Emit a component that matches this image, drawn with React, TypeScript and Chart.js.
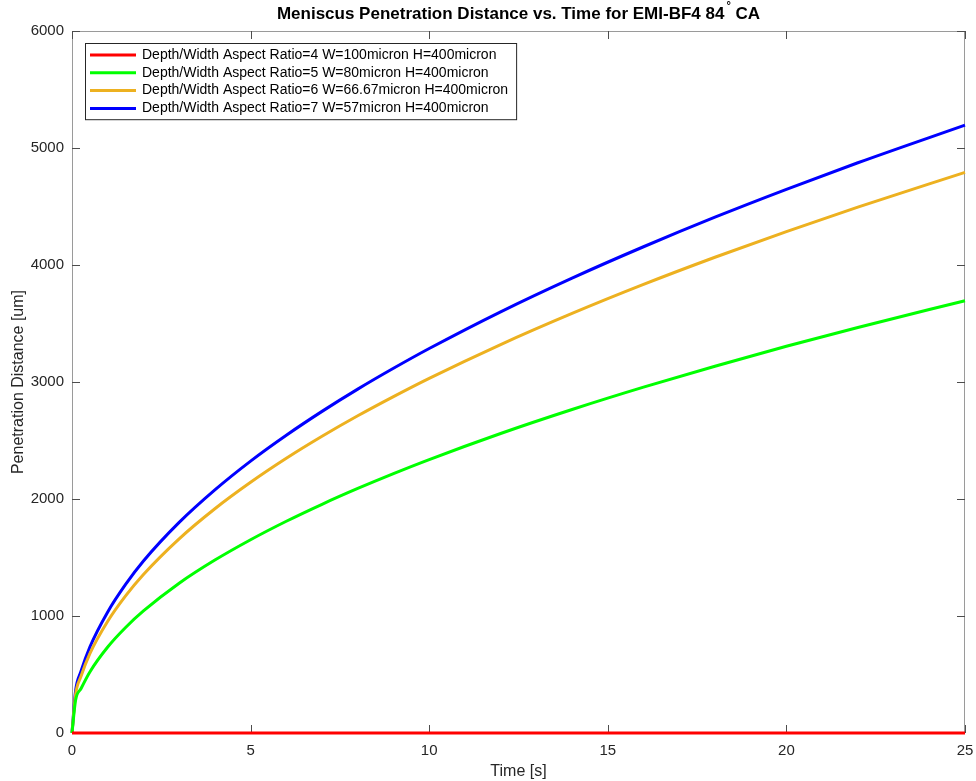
import React, { useEffect, useRef } from "react";
import { Chart, registerables } from "chart.js";

Chart.register(...registerables);

const chartTitle = "Meniscus Penetration Distance vs. Time for EMI-BF4 84";
const chartTitleSup = "°";
const chartTitleEnd = " CA";
const xTitle = "Time [s]";
const yTitle = "Penetration Distance [um]";

const times = [0, 0.1, 0.25, 0.5, 1, 1.5, 2, 3, 4, 5, 6, 7, 8, 9, 10, 12, 14, 16, 18, 20, 22, 25];

const ratio4 = [0, 0, 0, 0, 0, 0, 0, 0, 0, 0, 0, 0, 0, 0, 0, 0, 0, 0, 0, 0, 0, 0];
const ratio5 = [0, 280, 378, 522, 735, 902, 1043, 1280, 1478, 1652, 1810, 1955, 2090, 2217, 2337, 2560, 2765, 2956, 3135, 3305, 3466, 3695];
const ratio6 = [0, 330, 482, 678, 955, 1172, 1355, 1660, 1917, 2143, 2348, 2536, 2711, 2875, 3031, 3320, 3586, 3834, 4066, 4286, 4495, 4792];
const ratio7 = [0, 360, 525, 735, 1035, 1270, 1470, 1800, 2078, 2324, 2545, 2749, 2939, 3117, 3286, 3600, 3888, 4156, 4409, 4647, 4874, 5196];

const seriesNames = [
  "Depth/Width Aspect Ratio=4 W=100micron H=400micron",
  "Depth/Width Aspect Ratio=5 W=80micron H=400micron",
  "Depth/Width Aspect Ratio=6 W=66.67micron H=400micron",
  "Depth/Width Aspect Ratio=7 W=57micron H=400micron",
];
const seriesColors = ["#ff0000", "#00ff00", "#edb120", "#0000ff"];
const seriesValues = [ratio4, ratio5, ratio6, ratio7];

const xTicks = [0, 5, 10, 15, 20, 25];
const yTicks = [0, 1000, 2000, 3000, 4000, 5000, 6000];

const FONT = "'Liberation Sans', Arial, Helvetica, sans-serif";

const framePlugin = {
  id: "frame",
  beforeDatasetsDraw(chart: any) {
    const { ctx, chartArea: a, scales } = chart;
    ctx.save();
    ctx.strokeStyle = "#9a9a9a";
    ctx.lineWidth = 1;
    ctx.strokeRect(a.left + 0.5, a.top + 0.5, a.right - a.left - 1, a.bottom - a.top);
    ctx.strokeStyle = "#4d4d4d";
    const tl = 8;
    ctx.beginPath();
    xTicks.forEach((v) => {
      const px = Math.round(scales.x.getPixelForValue(v)) + 0.5;
      ctx.moveTo(px, a.bottom);
      ctx.lineTo(px, a.bottom - tl);
      ctx.moveTo(px, a.top);
      ctx.lineTo(px, a.top + tl);
    });
    yTicks.forEach((v) => {
      const py = Math.round(scales.y.getPixelForValue(v)) + 0.5;
      ctx.moveTo(a.left, py);
      ctx.lineTo(a.left + tl, py);
      ctx.moveTo(a.right, py);
      ctx.lineTo(a.right - tl, py);
    });
    ctx.stroke();
    ctx.restore();
  },
};

const overlayPlugin = {
  id: "overlay",
  afterDraw(chart: any) {
    const { ctx, chartArea: a } = chart;
    ctx.save();
    // title
    ctx.fillStyle = "#000";
    ctx.textBaseline = "middle";
    ctx.font = `bold 17px ${FONT}`;
    const w1 = ctx.measureText(chartTitle).width;
    const w3 = ctx.measureText(chartTitleEnd).width;
    ctx.font = `bold 11px ${FONT}`;
    const w2 = ctx.measureText(chartTitleSup).width + 2;
    const total = w1 + w2 + w3;
    const cx = (a.left + a.right) / 2;
    let x = cx - total / 2;
    const ty = 14;
    ctx.textAlign = "left";
    ctx.font = `bold 17px ${FONT}`;
    ctx.fillText(chartTitle, x, ty);
    x += w1 + 2;
    ctx.font = `bold 11px ${FONT}`;
    ctx.fillText(chartTitleSup, x, ty - 8);
    x += w2 - 2;
    ctx.font = `bold 17px ${FONT}`;
    ctx.fillText(chartTitleEnd, x, ty);

    // legend
    ctx.font = `14px ${FONT}`;
    const ds = chart.data.datasets;
    let maxW = 0;
    ds.forEach((d: any) => {
      maxW = Math.max(maxW, ctx.measureText(d.label).width);
    });
    const lx = a.left + 13;
    const ly = a.top + 12;
    const rowH = 17.8;
    const lw = 57 + maxW + 8;
    const lh = rowH * ds.length + 5;
    ctx.fillStyle = "#fff";
    ctx.fillRect(lx, ly, lw, lh);
    ctx.strokeStyle = "#262626";
    ctx.lineWidth = 1;
    ctx.strokeRect(lx + 0.5, ly + 0.5, lw, lh);
    ds.forEach((d: any, i: number) => {
      const ry = ly + 12 + i * rowH;
      ctx.strokeStyle = d.borderColor;
      ctx.lineWidth = 3;
      ctx.beginPath();
      ctx.moveTo(lx + 5, ry);
      ctx.lineTo(lx + 51, ry);
      ctx.stroke();
      ctx.fillStyle = "#000";
      ctx.textAlign = "left";
      ctx.textBaseline = "middle";
      ctx.fillText(d.label, lx + 57, ry);
    });
    ctx.restore();
  },
};

export default function App() {
  const ref = useRef<HTMLCanvasElement | null>(null);
  useEffect(() => {
    if (!ref.current) return;
    const datasets = seriesValues.map((vals, i) => ({
      label: seriesNames[i],
      data: times.map((t, j) => ({ x: t, y: vals[j] })),
      borderColor: seriesColors[i],
      backgroundColor: seriesColors[i],
      borderWidth: 3,
      pointRadius: 0,
      fill: false,
      cubicInterpolationMode: "monotone" as const,
      clip: 4,
    }));
    const chart = new Chart(ref.current, {
      type: "line",
      data: { datasets },
      options: {
        animation: false,
        responsive: false,
        devicePixelRatio: 1,
        layout: { padding: { top: 31, right: 11, left: 0, bottom: 0 } },
        plugins: { legend: { display: false }, tooltip: { enabled: false }, title: { display: false } },
        scales: {
          x: {
            type: "linear",
            min: 0,
            max: 25,
            afterBuildTicks: (s: any) => {
              s.ticks = xTicks.map((v) => ({ value: v }));
            },
            afterFit: (s: any) => {
              s.height = 48;
              s.paddingLeft = 0;
              s.paddingRight = 0;
            },
            ticks: { font: { size: 15, family: FONT }, color: "#262626", padding: 9, callback: (v: any) => String(v) },
            grid: { display: false, drawTicks: false },
            border: { display: false },
            title: {
              display: true,
              text: xTitle,
              font: { size: 16, family: FONT },
              color: "#262626",
              padding: { top: 0, bottom: 0 },
            },
          },
          y: {
            type: "linear",
            min: 0,
            max: 6000,
            afterBuildTicks: (s: any) => {
              s.ticks = yTicks.map((v) => ({ value: v }));
            },
            afterFit: (s: any) => {
              s.width = 72;
              s.paddingTop = 0;
              s.paddingBottom = 0;
            },
            ticks: { font: { size: 15, family: FONT }, color: "#262626", padding: 8, callback: (v: any) => String(v) },
            grid: { display: false, drawTicks: false },
            border: { display: false },
            title: {
              display: true,
              text: yTitle,
              font: { size: 16, family: FONT },
              color: "#262626",
              padding: { top: 9, bottom: 0 },
            },
          },
        },
      },
      plugins: [framePlugin, overlayPlugin],
    });
    return () => chart.destroy();
  }, []);
  return (
    <div style={{ position: "absolute", left: 0, top: 0, width: 976, height: 781, background: "#fff" }}>
      <canvas ref={ref} width={976} height={781} style={{ display: "block" }} />
    </div>
  );
}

------------------------------

* Objective:
From the data, pick out every line that includes "React".

* In response:
Emit a component that matches this image, drawn with React, TypeScript and Chart.js.
import React, { useEffect, useRef } from "react";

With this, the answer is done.